JOB —
In this exercise, print only the lines of the records below from the one with "Output the web" through the one with "const iconSaksa = 'path://M0,7", inclusive. Pictures are not part of the copy.

## Start RECORDS SUPPLIED

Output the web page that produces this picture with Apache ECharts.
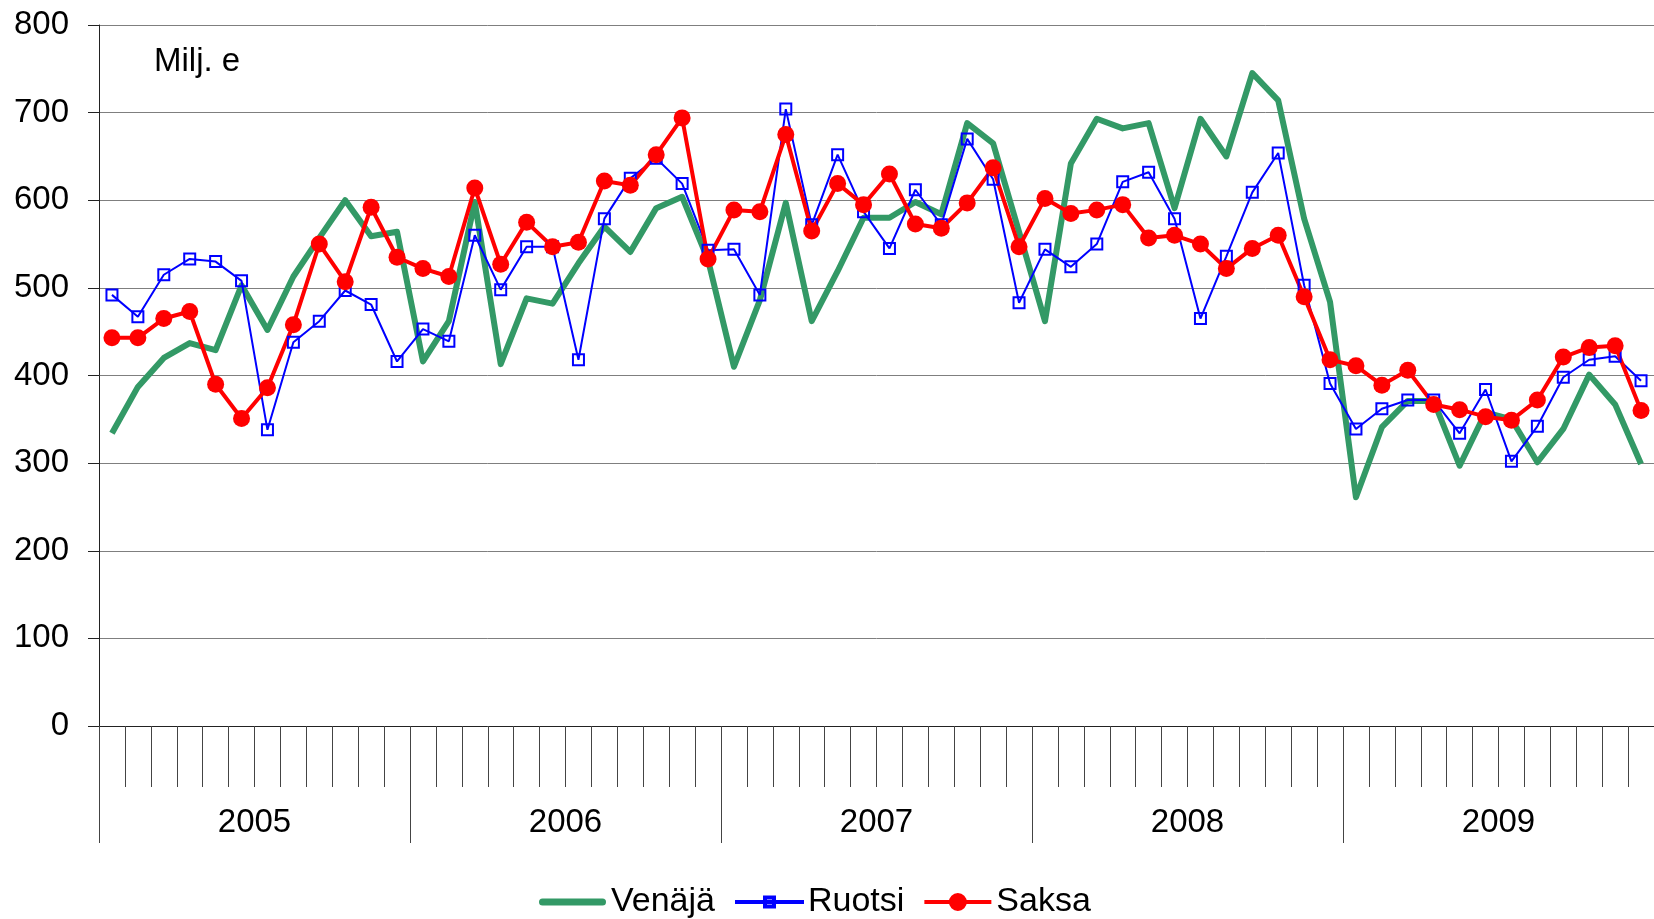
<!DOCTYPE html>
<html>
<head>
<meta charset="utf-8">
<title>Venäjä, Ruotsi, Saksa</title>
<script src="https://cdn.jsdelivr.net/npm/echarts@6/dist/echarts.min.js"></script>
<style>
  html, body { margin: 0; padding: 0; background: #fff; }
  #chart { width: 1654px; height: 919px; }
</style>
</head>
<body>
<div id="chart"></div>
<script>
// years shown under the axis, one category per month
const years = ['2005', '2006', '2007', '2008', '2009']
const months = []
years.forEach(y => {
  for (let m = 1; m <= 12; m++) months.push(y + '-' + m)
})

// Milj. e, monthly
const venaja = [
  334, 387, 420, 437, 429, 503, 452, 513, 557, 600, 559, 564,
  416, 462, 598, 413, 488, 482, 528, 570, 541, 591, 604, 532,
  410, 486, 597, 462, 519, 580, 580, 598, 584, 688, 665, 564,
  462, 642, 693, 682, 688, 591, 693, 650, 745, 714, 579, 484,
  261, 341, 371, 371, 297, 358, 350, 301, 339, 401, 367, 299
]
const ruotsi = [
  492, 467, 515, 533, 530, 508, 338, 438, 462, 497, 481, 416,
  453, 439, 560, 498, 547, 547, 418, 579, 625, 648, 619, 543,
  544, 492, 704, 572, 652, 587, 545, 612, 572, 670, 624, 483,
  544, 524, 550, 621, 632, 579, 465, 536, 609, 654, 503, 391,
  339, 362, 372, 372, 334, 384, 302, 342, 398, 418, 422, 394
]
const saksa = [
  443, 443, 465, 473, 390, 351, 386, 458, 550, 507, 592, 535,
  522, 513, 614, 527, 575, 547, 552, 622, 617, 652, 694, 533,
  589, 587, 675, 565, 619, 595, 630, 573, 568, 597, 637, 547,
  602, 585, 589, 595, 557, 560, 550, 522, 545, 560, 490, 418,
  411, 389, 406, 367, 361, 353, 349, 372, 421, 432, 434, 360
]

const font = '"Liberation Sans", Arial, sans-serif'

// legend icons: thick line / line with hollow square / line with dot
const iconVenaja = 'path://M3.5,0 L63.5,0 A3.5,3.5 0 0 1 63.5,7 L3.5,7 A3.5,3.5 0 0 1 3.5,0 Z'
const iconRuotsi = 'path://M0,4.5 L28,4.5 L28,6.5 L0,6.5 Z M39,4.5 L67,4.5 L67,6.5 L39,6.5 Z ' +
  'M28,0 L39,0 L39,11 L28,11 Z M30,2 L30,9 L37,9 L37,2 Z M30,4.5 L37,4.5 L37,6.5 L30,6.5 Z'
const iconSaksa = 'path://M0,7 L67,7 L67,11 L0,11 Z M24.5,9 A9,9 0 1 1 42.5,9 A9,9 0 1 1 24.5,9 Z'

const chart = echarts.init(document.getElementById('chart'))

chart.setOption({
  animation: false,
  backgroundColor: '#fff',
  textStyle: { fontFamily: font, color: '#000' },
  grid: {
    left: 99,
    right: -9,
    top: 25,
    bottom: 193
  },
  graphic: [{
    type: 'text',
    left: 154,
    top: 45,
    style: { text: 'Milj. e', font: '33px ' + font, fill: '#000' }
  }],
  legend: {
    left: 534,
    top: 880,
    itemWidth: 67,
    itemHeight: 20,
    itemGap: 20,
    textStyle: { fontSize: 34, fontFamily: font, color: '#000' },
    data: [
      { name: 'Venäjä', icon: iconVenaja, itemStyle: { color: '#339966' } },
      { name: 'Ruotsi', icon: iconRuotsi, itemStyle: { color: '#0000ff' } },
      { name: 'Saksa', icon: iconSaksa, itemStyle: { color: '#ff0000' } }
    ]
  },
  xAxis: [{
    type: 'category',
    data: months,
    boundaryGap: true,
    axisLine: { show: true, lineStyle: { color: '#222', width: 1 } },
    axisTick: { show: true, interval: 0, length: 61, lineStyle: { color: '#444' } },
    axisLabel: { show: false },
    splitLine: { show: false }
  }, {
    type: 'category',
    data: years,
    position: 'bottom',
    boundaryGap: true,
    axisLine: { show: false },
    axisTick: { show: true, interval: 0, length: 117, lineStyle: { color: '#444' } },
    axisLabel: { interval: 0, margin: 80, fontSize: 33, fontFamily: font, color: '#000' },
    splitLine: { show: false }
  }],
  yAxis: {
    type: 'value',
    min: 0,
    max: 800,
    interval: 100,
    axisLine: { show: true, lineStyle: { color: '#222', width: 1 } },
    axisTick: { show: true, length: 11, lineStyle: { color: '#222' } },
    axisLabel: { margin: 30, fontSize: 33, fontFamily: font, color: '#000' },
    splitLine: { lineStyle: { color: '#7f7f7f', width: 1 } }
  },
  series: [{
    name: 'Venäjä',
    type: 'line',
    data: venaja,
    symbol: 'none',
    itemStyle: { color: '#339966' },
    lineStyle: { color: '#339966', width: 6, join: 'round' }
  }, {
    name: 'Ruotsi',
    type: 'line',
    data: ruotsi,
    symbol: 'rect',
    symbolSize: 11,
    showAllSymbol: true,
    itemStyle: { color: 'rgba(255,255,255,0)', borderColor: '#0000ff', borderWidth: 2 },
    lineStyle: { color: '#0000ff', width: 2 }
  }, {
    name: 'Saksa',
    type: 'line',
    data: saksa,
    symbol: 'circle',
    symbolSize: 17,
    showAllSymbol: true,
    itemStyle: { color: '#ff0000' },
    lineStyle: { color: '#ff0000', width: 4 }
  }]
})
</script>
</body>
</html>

## End RECORDS SUPPLIED
## Start RECORDS SUPPLIED

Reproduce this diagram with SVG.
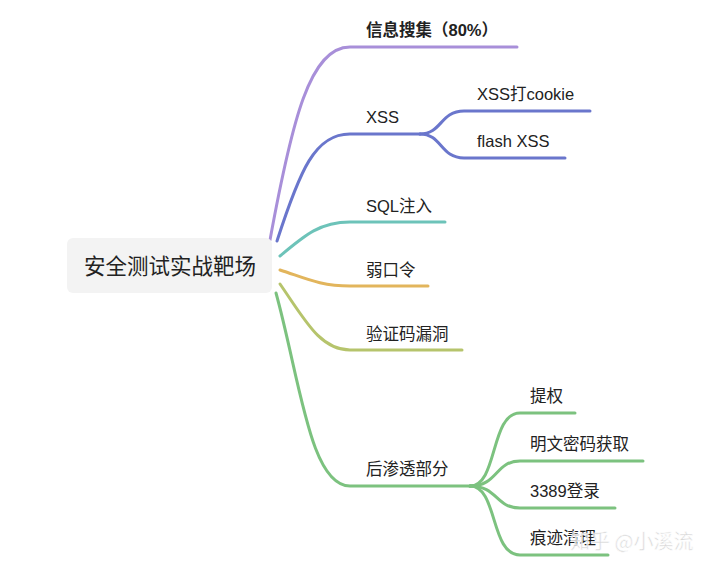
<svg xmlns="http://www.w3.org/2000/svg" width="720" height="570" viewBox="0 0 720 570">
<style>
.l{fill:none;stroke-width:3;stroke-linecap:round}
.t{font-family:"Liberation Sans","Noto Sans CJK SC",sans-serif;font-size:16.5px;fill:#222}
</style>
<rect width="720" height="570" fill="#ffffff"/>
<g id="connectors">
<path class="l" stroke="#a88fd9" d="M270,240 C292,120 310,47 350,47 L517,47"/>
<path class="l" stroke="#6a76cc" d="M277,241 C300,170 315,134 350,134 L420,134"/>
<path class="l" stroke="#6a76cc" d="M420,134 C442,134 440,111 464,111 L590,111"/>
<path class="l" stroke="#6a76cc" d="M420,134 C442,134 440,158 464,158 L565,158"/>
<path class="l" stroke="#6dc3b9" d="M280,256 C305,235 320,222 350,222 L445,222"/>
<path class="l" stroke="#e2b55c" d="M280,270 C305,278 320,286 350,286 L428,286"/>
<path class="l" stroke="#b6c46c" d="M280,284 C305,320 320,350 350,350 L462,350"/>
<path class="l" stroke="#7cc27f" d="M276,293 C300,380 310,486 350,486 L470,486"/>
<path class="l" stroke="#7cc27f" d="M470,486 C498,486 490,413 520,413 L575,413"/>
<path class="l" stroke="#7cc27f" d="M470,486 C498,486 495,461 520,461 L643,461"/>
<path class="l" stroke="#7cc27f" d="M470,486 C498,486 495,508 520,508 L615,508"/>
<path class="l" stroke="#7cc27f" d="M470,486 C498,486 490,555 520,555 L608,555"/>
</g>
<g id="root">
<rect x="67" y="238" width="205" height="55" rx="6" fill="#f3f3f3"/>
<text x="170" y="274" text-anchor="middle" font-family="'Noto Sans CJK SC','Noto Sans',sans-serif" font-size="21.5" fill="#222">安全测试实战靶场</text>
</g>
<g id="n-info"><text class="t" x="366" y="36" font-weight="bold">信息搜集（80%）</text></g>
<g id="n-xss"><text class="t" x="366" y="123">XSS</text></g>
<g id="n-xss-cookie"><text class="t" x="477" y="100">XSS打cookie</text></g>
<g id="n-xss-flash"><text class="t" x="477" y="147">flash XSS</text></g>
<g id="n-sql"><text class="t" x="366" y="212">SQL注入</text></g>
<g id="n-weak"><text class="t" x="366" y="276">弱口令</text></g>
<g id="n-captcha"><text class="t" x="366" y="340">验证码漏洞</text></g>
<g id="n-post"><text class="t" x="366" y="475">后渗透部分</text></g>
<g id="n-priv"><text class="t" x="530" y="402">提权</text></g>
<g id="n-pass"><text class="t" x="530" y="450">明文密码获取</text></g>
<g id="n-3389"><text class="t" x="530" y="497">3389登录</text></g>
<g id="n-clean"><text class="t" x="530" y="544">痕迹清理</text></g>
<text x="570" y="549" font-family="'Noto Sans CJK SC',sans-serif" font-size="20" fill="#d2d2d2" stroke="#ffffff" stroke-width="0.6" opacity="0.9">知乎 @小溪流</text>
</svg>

## End RECORDS SUPPLIED

SOLUTION FOR THIS EXERCISE —
Output the web page that produces this picture with Apache ECharts.
<!DOCTYPE html>
<html>
<head>
<meta charset="utf-8">
<title>Venäjä, Ruotsi, Saksa</title>
<script src="https://cdn.jsdelivr.net/npm/echarts@6/dist/echarts.min.js"></script>
<style>
  html, body { margin: 0; padding: 0; background: #fff; }
  #chart { width: 1654px; height: 919px; }
</style>
</head>
<body>
<div id="chart"></div>
<script>
// years shown under the axis, one category per month
const years = ['2005', '2006', '2007', '2008', '2009']
const months = []
years.forEach(y => {
  for (let m = 1; m <= 12; m++) months.push(y + '-' + m)
})

// Milj. e, monthly
const venaja = [
  334, 387, 420, 437, 429, 503, 452, 513, 557, 600, 559, 564,
  416, 462, 598, 413, 488, 482, 528, 570, 541, 591, 604, 532,
  410, 486, 597, 462, 519, 580, 580, 598, 584, 688, 665, 564,
  462, 642, 693, 682, 688, 591, 693, 650, 745, 714, 579, 484,
  261, 341, 371, 371, 297, 358, 350, 301, 339, 401, 367, 299
]
const ruotsi = [
  492, 467, 515, 533, 530, 508, 338, 438, 462, 497, 481, 416,
  453, 439, 560, 498, 547, 547, 418, 579, 625, 648, 619, 543,
  544, 492, 704, 572, 652, 587, 545, 612, 572, 670, 624, 483,
  544, 524, 550, 621, 632, 579, 465, 536, 609, 654, 503, 391,
  339, 362, 372, 372, 334, 384, 302, 342, 398, 418, 422, 394
]
const saksa = [
  443, 443, 465, 473, 390, 351, 386, 458, 550, 507, 592, 535,
  522, 513, 614, 527, 575, 547, 552, 622, 617, 652, 694, 533,
  589, 587, 675, 565, 619, 595, 630, 573, 568, 597, 637, 547,
  602, 585, 589, 595, 557, 560, 550, 522, 545, 560, 490, 418,
  411, 389, 406, 367, 361, 353, 349, 372, 421, 432, 434, 360
]

const font = '"Liberation Sans", Arial, sans-serif'

// legend icons: thick line / line with hollow square / line with dot
const iconVenaja = 'path://M3.5,0 L63.5,0 A3.5,3.5 0 0 1 63.5,7 L3.5,7 A3.5,3.5 0 0 1 3.5,0 Z'
const iconRuotsi = 'path://M0,4.5 L28,4.5 L28,6.5 L0,6.5 Z M39,4.5 L67,4.5 L67,6.5 L39,6.5 Z ' +
  'M28,0 L39,0 L39,11 L28,11 Z M30,2 L30,9 L37,9 L37,2 Z M30,4.5 L37,4.5 L37,6.5 L30,6.5 Z'
const iconSaksa = 'path://M0,7 L67,7 L67,11 L0,11 Z M24.5,9 A9,9 0 1 1 42.5,9 A9,9 0 1 1 24.5,9 Z'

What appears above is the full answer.